October 16th is Ada Lovelace Day. A day that showcases women in engineering, maths, science and technology by profiling a woman technologist, scientist, engineer or mathematician on your blog.
This year I’m writing about Elaine Miles, a researcher at the Australian Bureau of Meteorology, who I met through mutual colleagues over lunch one day. She has since become one of my go-to people whenever I require a crash-course in something. She awesomely let me interview her for Ada Lovelace Day.
Miles is a physicist working at the Centre for Australian Weather at Climate Research (CAWCR), a joint project between the Bureau of Meteorology and the Commonwealth Scientific and Industrial Research Organisation (CSIRO), where she is investigating the use of dynamic models to predict sea level in the Western Pacific.
Miles studied Applied Mathematics and Physics at the University of Melbourne. She attributes her love of maths to primary school, where she recalls being chastised by her teacher for attempting the subtraction problems further on in the workbook before they had been taught subtraction. She says she would always lament when another class ran over and cut into the maths lesson.
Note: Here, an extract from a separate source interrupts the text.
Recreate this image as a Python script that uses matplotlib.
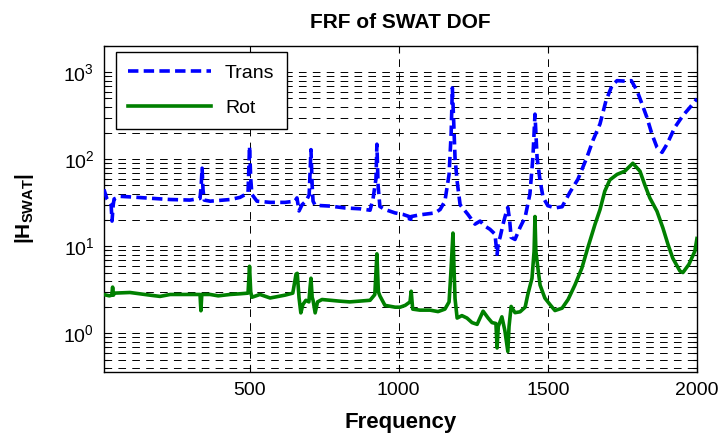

Her love of maths originally led her to enroll in Electrical Engineering, but she didn’t like the black box thinking that engineering encourages, preferring to understand concepts from first principles.
Completing a Bachelor in Applied Mathematics, she went on to do Honours in Physics, working on a project in art conservation, which it turns out is an extremely technical field. She built a laser interferometer using off-the-shelf parts (laser, CCD camera and a laptop) to monitor canvas artworks and detect the problems caused to art by changes in microclimate.
After teaching English in Japan for a year, Miles returned to Melbourne where she began her PhD (Miles is not related to Dr Elaine Miles the glass artist). Miles says she wanted to be learning or developing new things (plus she had unfinished business in art conservation) and so a PhD was the logical progression. Her PhD focused on two areas: the science of paint drying (literally watching paint dry she says) and subsurfacing imaging. She had a focus on south-east Asia, where Western art production techniques are prevalent but unsuitable because of the different climate.
Miles spent 3 months working with galleries in the Philippines where she used her own laser speckle interferometers to study artwork hanging in the gallery, in-situ. As far as she’s aware, studying art in-situ had never been done before. This work allows conservators to determine best practice and a course of action for storing and restoring works of art.
With her PhD close to being submitted, Miles began work at CAWCR where she first worked on data assimilation of weather balloon observations into weather forecasting models. She then moved on to verifying rainfall prediction models and getting weather radar data assimilated into the model.
For the last 10 months she has worked with the Pacific-Australia Climate Change Science and Adaptation Planning Program (PACCSAPP), where she investigates applying POAMA (Predictive Ocean Atmosphere Model for Australia), a dynamic, coupled ocean-atmospheric, multi-model ensemble global seasonal prediction model, to forecast global sea level anomalies 1-9 months in the future, specifically validating predictions with observations in the Western Pacific. This is the first time dynamic models have been used to predict medium-term sea level, and forms an extremely important part of helping the Pacific adapt to the immediate effects of climate change.
As for the future, Miles looks forward to getting her PhD submitted, but would like to continue working with sea level modelling. She hopes to start leading projects in Australia and around the world.